Glen Innes Selling Agents Association president Barry Newberry said although the market was down on last year, he was upbeat about the cattle being sold in cents a kilogram.
“It worked extremely well,” he said.
Down the road at Armidale the weaner heifers were the highlight.
Armitage and Buckley agent Victor Moar, Armidale, said he was particularly impressed with the heifer market.
“Steers were a bit cheaper cents a kilogram-wise than our earlier sale in February, but dollars/head-wise they were about $40 dearer because the calves were a month older,” he said.
“We were really happy with the heifer market.

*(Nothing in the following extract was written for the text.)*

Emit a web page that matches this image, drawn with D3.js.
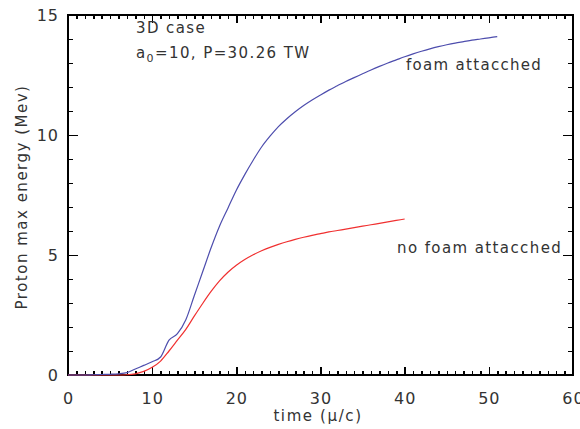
<!DOCTYPE html>
<html><head><meta charset="utf-8">
<script src="https://cdn.jsdelivr.net/npm/d3@7"></script>
<style>body{margin:0;background:#fff}svg text{font-family:"DejaVu Sans",sans-serif;fill:#333}</style>
</head><body><svg id="c" width="580" height="429"></svg>
<script>
const blueT = [0,1,2,3,4,5,6,7,8,9,10,11,12,13,14,15,16,17,18,19,20,21,22,23,24,25,26,27,28,29,30,31,32,33,34,35,36,37,38,39,40,41,42,43,44,45,46,47,48,49,50,51];
const blueE = [0,0,0,0.01,0.02,0.03,0.05,0.1,0.25,0.4,0.55,0.75,1.45,1.72,2.3,3.3,4.3,5.3,6.2,6.95,7.7,8.35,8.95,9.5,9.95,10.35,10.68,10.97,11.23,11.46,11.67,11.87,12.05,12.23,12.39,12.55,12.71,12.86,13.0,13.13,13.26,13.38,13.49,13.59,13.68,13.76,13.83,13.89,13.95,14.0,14.05,14.1];
const redT = [0,1,2,3,4,5,6,7,8,9,10,11,12,13,14,15,16,17,18,19,20,21,22,23,24,25,26,27,28,29,30,31,32,33,34,35,36,37,38,39,40];
const redE = [0,0,0,0,0,0,0,0.01,0.05,0.15,0.32,0.58,1.0,1.45,1.9,2.45,2.98,3.48,3.92,4.28,4.57,4.81,5.01,5.18,5.32,5.44,5.55,5.65,5.74,5.82,5.89,5.96,6.02,6.08,6.14,6.2,6.26,6.32,6.38,6.44,6.5];
const xTicks = [0,10,20,30,40,50,60];
const yTicks = [0,5,10,15];
const xLabel = "time (\u03bc/c)";
const yLabel = "Proton max energy (Mev)";

const svg = d3.select("#c");
const x = d3.scaleLinear().domain([0,60]).range([68,573]);
const y = d3.scaleLinear().domain([0,15]).range([375,15]);
const g = svg.append("g");
const ink = "#000";

function styleAxis(sel){
  sel.select(".domain").remove();
  sel.selectAll(".tick line").attr("stroke",ink).attr("stroke-width",1.5).attr("shape-rendering","crispEdges");
  sel.selectAll(".tick text").attr("font-family","DejaVu Sans").attr("fill","#333").attr("letter-spacing",1);
}
const xMinor = d3.range(0,61,1), yMinor = d3.range(0,16,1);
// minor ticks
g.append("g").attr("transform","translate(0,375)").call(d3.axisBottom(x).tickValues(xMinor).tickSize(-4).tickFormat("")).call(styleAxis);
g.append("g").attr("transform","translate(0,15)").call(d3.axisTop(x).tickValues(xMinor).tickSize(-4).tickFormat("")).call(styleAxis);
g.append("g").attr("transform","translate(68,0)").call(d3.axisLeft(y).tickValues(yMinor).tickSize(-5).tickFormat("")).call(styleAxis);
g.append("g").attr("transform","translate(573,0)").call(d3.axisRight(y).tickValues(yMinor).tickSize(-5).tickFormat("")).call(styleAxis);
// major ticks with labels
g.append("g").attr("transform","translate(0,375)").call(d3.axisBottom(x).tickValues(xTicks).tickSize(-8).tickPadding(18).tickFormat(d3.format("d")))
 .call(styleAxis).call(a=>a.selectAll(".tick text").attr("font-size",16));
g.append("g").attr("transform","translate(0,15)").call(d3.axisTop(x).tickValues(xTicks).tickSize(-8).tickFormat("")).call(styleAxis);
g.append("g").attr("transform","translate(68,0)").call(d3.axisLeft(y).tickValues(yTicks).tickSize(-10).tickPadding(9).tickFormat(d3.format("d")))
 .call(styleAxis).call(a=>a.selectAll(".tick text").attr("font-size",16));
g.append("g").attr("transform","translate(573,0)").call(d3.axisRight(y).tickValues(yTicks).tickSize(-10).tickFormat("")).call(styleAxis);

// frame
g.append("rect").attr("x",68).attr("y",15).attr("width",505).attr("height",360)
 .attr("fill","none").attr("stroke",ink).attr("stroke-width",1.5).attr("shape-rendering","crispEdges");

g.append("text").attr("x",318).attr("y",421).attr("text-anchor","middle").attr("font-size",15).attr("letter-spacing",1.6).text(xLabel);
g.append("text").attr("transform","translate(27,197) rotate(-90)").attr("text-anchor","middle").attr("font-size",15).attr("letter-spacing",1.5).text(yLabel);

const line = d3.line().curve(d3.curveMonotoneX).x(d=>x(d[0])).y(d=>y(d[1]));
g.append("path").datum(redT.map((t,i)=>[t,redE[i]])).attr("d",line).attr("fill","none").attr("stroke","#f03030").attr("stroke-width",1.2);
g.append("path").datum(blueT.map((t,i)=>[t,blueE[i]])).attr("d",line).attr("fill","none").attr("stroke","#4d4dad").attr("stroke-width",1.2);

g.append("text").attr("x",136).attr("y",33).attr("font-size",15).attr("letter-spacing",1.4).text("3D case");
const t2 = g.append("text").attr("x",136).attr("y",58).attr("font-size",15).attr("letter-spacing",1.4);
t2.append("tspan").text("a");
t2.append("tspan").attr("dy",4).attr("font-size",11).text("0");
t2.append("tspan").attr("dy",-4).text("=10, P=30.26 TW");
g.append("text").attr("x",406).attr("y",70).attr("font-size",15).attr("letter-spacing",1.3).text("foam attacched");
g.append("text").attr("x",397).attr("y",253).attr("font-size",15).attr("letter-spacing",1.4).text("no foam attacched");
</script></body></html>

“It was as good as our earlier sale and superior to the current prime values.”
Lightweight heifers (less than 200kg) sold from $360 to $480 (217c/kg to 277c/kg), with mediumweight heifers making from $440 to $600 (205c/kg to 244c/kg).
Heifers heavier than 280kg sold from $560 to $685 (200c/kg to 225c/kg).
The top-priced pen of heifers (16 European-cross weighing more than 330kg) made $685/head and were bought by Shaun Platford, Rocky River, near Uralla.
The top-priced heifers were offered by Robert and Margaret Charleton, “Shady Springs”, Armidale.
The sales in the south at Goulburn and Cooma followed a similar trend to the north: solid results, but cheaper than last year.
Increased supply pressure was met by restockers with plenty of green feed looking to pick up a bargain – but there were few to be found.
At the 5000-head sale at Goulburn last Thursday, vendor Russ Derwent, “Bubalahla”, Taralga, said he wasn’t disappointed.
“The market is back from last year, but it’s still a good, strong sale.
“I’d rather be selling than buying,” he said.
Meanwhile, at Cooma last Wednesday there was a mixed response from buyers.
“The market is strong today considering it’s the first sale of the year,” said Rhine Falls buyer Susan Clear.
“I spent more than I wanted to.”
But on Friday at Cooma the sentiment was “strong, but not too dear” according to buyer David Russell, Jarrahmond, via Orbost, Victoria.
“It’s the best quality yarding I’ve seen for a while,” he said.